## Task statement
Drop the pictures, then extract the listing word for word.

## Data provided
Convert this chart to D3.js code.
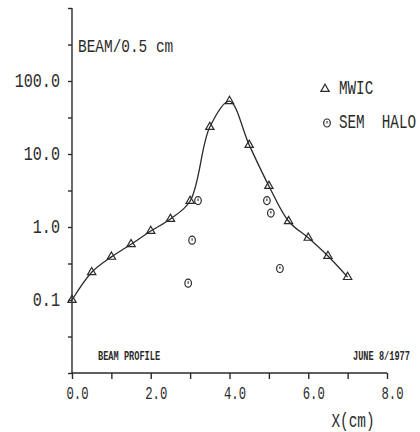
<!DOCTYPE html>
<html><head><meta charset="utf-8">
<script src="https://cdn.jsdelivr.net/npm/d3@7"></script>
<style>body{margin:0;background:#fff}svg{display:block}</style>
</head><body>
<script>
// Data
const mwicX = [0.0, 0.5, 1.0, 1.5, 2.0, 2.5, 3.0, 3.5, 4.0, 4.5, 5.0, 5.5, 6.0, 6.5, 7.0];
const mwicY = [0.1, 0.24, 0.39, 0.58, 0.88, 1.29, 2.27, 23.4, 53, 13.3, 3.65, 1.2, 0.71, 0.40, 0.206];
const haloX = [2.95, 3.05, 3.2, 4.95, 5.05, 5.28];
const haloY = [0.17, 0.66, 2.3, 2.3, 1.55, 0.27];
const xTicks = [0, 1, 2, 3, 4, 5, 6, 7, 8];
const xLabels = [0, 2, 4, 6, 8];
const yLabels = [100, 10, 1, 0.1];
const yMinorTicks = [1000, 316.2, 100, 31.62, 10, 3.162, 1, 0.3162, 0.1, 0.03162, 0.01];
const legendNames = ["MWIC", "SEM\u00a0\u00a0HALO"];

const W = 420, H = 432, ink = "#2a2a2a";
const svg = d3.select("body").append("svg").attr("width", W).attr("height", H);
const x = d3.scaleLinear().domain([0, 8]).range([72, 387]);
const y = d3.scaleLog().domain([0.01, 1000]).range([373, 8]);

function txt(px, py, s, size, anchor, sx, weight) {
  const g = svg.append("g").attr("transform", `translate(${px},${py}) scale(${sx},1)`);
  g.append("text").text(s)
    .attr("font-family", "Liberation Mono, DejaVu Sans Mono, monospace")
    .attr("font-size", size).attr("font-weight", weight || "normal")
    .attr("text-anchor", anchor).attr("dominant-baseline", "central")
    .attr("fill", ink);
}

// Axes
const yAxis = d3.axisLeft(y).tickValues(yMinorTicks).tickSize(4).tickFormat("");
const ga = svg.append("g").attr("transform", "translate(72,0)").call(yAxis);
ga.select(".domain").attr("d", `M0,${y(1000)}V${y(0.01)}`);
ga.selectAll("path,line").attr("stroke", ink).attr("stroke-width", 1.4);

const xAxis = d3.axisBottom(x).tickValues(xTicks).tickSize(6).tickFormat("");
const gx = svg.append("g").attr("transform", "translate(0,373)").call(xAxis);
gx.select(".domain").attr("d", `M${x(0)},0H${x(8)}`);
gx.selectAll("path,line").attr("stroke", ink).attr("stroke-width", 1.4);

yLabels.forEach(v => txt(60, y(v), v.toFixed(1), 21, "end", 0.72));
xLabels.forEach(v => txt(x(v) + 5.5, 394, v.toFixed(1), 18, "middle", 0.68));

txt(78, 47, "BEAM/0.5 cm", 19, "start", 0.76);
txt(353, 421, "X(cm)", 20, "middle", 0.72);
txt(98, 357, "BEAM PROFILE", 12, "start", 0.72, "bold");
txt(353, 357, "JUNE 8/1977", 12, "start", 0.72, "bold");

// Curve through MWIC points
const pts = mwicX.map((d, i) => [x(d), y(mwicY[i])]);
svg.append("path").attr("d", d3.line().curve(d3.curveCatmullRom.alpha(0.5))(pts))
  .attr("fill", "none").attr("stroke", ink).attr("stroke-width", 1.3);

const tri = d3.symbol().type(d3.symbolTriangle).size(30);
function triangle(px, py) {
  svg.append("path").attr("d", tri()).attr("transform", `translate(${px},${py})`)
    .attr("fill", "none").attr("stroke", ink).attr("stroke-width", 1.2);
}
function halo(px, py) {
  svg.append("ellipse").attr("cx", px).attr("cy", py).attr("rx", 3.3).attr("ry", 4)
    .attr("fill", "none").attr("stroke", ink).attr("stroke-width", 1.2);
  svg.append("line").attr("x1", px).attr("x2", px).attr("y1", py - 2).attr("y2", py + 0.5)
    .attr("stroke", ink).attr("stroke-width", 1.1);
}
pts.forEach(p => triangle(p[0], p[1]));
haloX.forEach((d, i) => halo(x(d), y(haloY[i])));

// Legend
triangle(325, 89);
txt(339, 88, legendNames[0], 21, "start", 0.68);
halo(327, 123);
txt(339, 122, legendNames[1], 21, "start", 0.68);
</script>
</body></html>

## Answer to the exercise
Convert this chart to D3.js code.
<!DOCTYPE html>
<html><head><meta charset="utf-8">
<script src="https://cdn.jsdelivr.net/npm/d3@7"></script>
<style>body{margin:0;background:#fff}svg{display:block}</style>
</head><body>
<script>
// Data
const mwicX = [0.0, 0.5, 1.0, 1.5, 2.0, 2.5, 3.0, 3.5, 4.0, 4.5, 5.0, 5.5, 6.0, 6.5, 7.0];
const mwicY = [0.1, 0.24, 0.39, 0.58, 0.88, 1.29, 2.27, 23.4, 53, 13.3, 3.65, 1.2, 0.71, 0.40, 0.206];
const haloX = [2.95, 3.05, 3.2, 4.95, 5.05, 5.28];
const haloY = [0.17, 0.66, 2.3, 2.3, 1.55, 0.27];
const xTicks = [0, 1, 2, 3, 4, 5, 6, 7, 8];
const xLabels = [0, 2, 4, 6, 8];
const yLabels = [100, 10, 1, 0.1];
const yMinorTicks = [1000, 316.2, 100, 31.62, 10, 3.162, 1, 0.3162, 0.1, 0.03162, 0.01];
const legendNames = ["MWIC", "SEM\u00a0\u00a0HALO"];

const W = 420, H = 432, ink = "#2a2a2a";
const svg = d3.select("body").append("svg").attr("width", W).attr("height", H);
const x = d3.scaleLinear().domain([0, 8]).range([72, 387]);
const y = d3.scaleLog().domain([0.01, 1000]).range([373, 8]);

function txt(px, py, s, size, anchor, sx, weight) {
  const g = svg.append("g").attr("transform", `translate(${px},${py}) scale(${sx},1)`);
  g.append("text").text(s)
    .attr("font-family", "Liberation Mono, DejaVu Sans Mono, monospace")
    .attr("font-size", size).attr("font-weight", weight || "normal")
    .attr("text-anchor", anchor).attr("dominant-baseline", "central")
    .attr("fill", ink);
}

// Axes
const yAxis = d3.axisLeft(y).tickValues(yMinorTicks).tickSize(4).tickFormat("");
const ga = svg.append("g").attr("transform", "translate(72,0)").call(yAxis);
ga.select(".domain").attr("d", `M0,${y(1000)}V${y(0.01)}`);
ga.selectAll("path,line").attr("stroke", ink).attr("stroke-width", 1.4);

const xAxis = d3.axisBottom(x).tickValues(xTicks).tickSize(6).tickFormat("");
const gx = svg.append("g").attr("transform", "translate(0,373)").call(xAxis);
gx.select(".domain").attr("d", `M${x(0)},0H${x(8)}`);
gx.selectAll("path,line").attr("stroke", ink).attr("stroke-width", 1.4);

yLabels.forEach(v => txt(60, y(v), v.toFixed(1), 21, "end", 0.72));
xLabels.forEach(v => txt(x(v) + 5.5, 394, v.toFixed(1), 18, "middle", 0.68));

txt(78, 47, "BEAM/0.5 cm", 19, "start", 0.76);
txt(353, 421, "X(cm)", 20, "middle", 0.72);
txt(98, 357, "BEAM PROFILE", 12, "start", 0.72, "bold");
txt(353, 357, "JUNE 8/1977", 12, "start", 0.72, "bold");

// Curve through MWIC points
const pts = mwicX.map((d, i) => [x(d), y(mwicY[i])]);
svg.append("path").attr("d", d3.line().curve(d3.curveCatmullRom.alpha(0.5))(pts))
  .attr("fill", "none").attr("stroke", ink).attr("stroke-width", 1.3);

const tri = d3.symbol().type(d3.symbolTriangle).size(30);
function triangle(px, py) {
  svg.append("path").attr("d", tri()).attr("transform", `translate(${px},${py})`)
    .attr("fill", "none").attr("stroke", ink).attr("stroke-width", 1.2);
}
function halo(px, py) {
  svg.append("ellipse").attr("cx", px).attr("cy", py).attr("rx", 3.3).attr("ry", 4)
    .attr("fill", "none").attr("stroke", ink).attr("stroke-width", 1.2);
  svg.append("line").attr("x1", px).attr("x2", px).attr("y1", py - 2).attr("y2", py + 0.5)
    .attr("stroke", ink).attr("stroke-width", 1.1);
}
pts.forEach(p => triangle(p[0], p[1]));
haloX.forEach((d, i) => halo(x(d), y(haloY[i])));

// Legend
triangle(325, 89);
txt(339, 88, legendNames[0], 21, "start", 0.68);
halo(327, 123);
txt(339, 122, legendNames[1], 21, "start", 0.68);
</script>
</body></html>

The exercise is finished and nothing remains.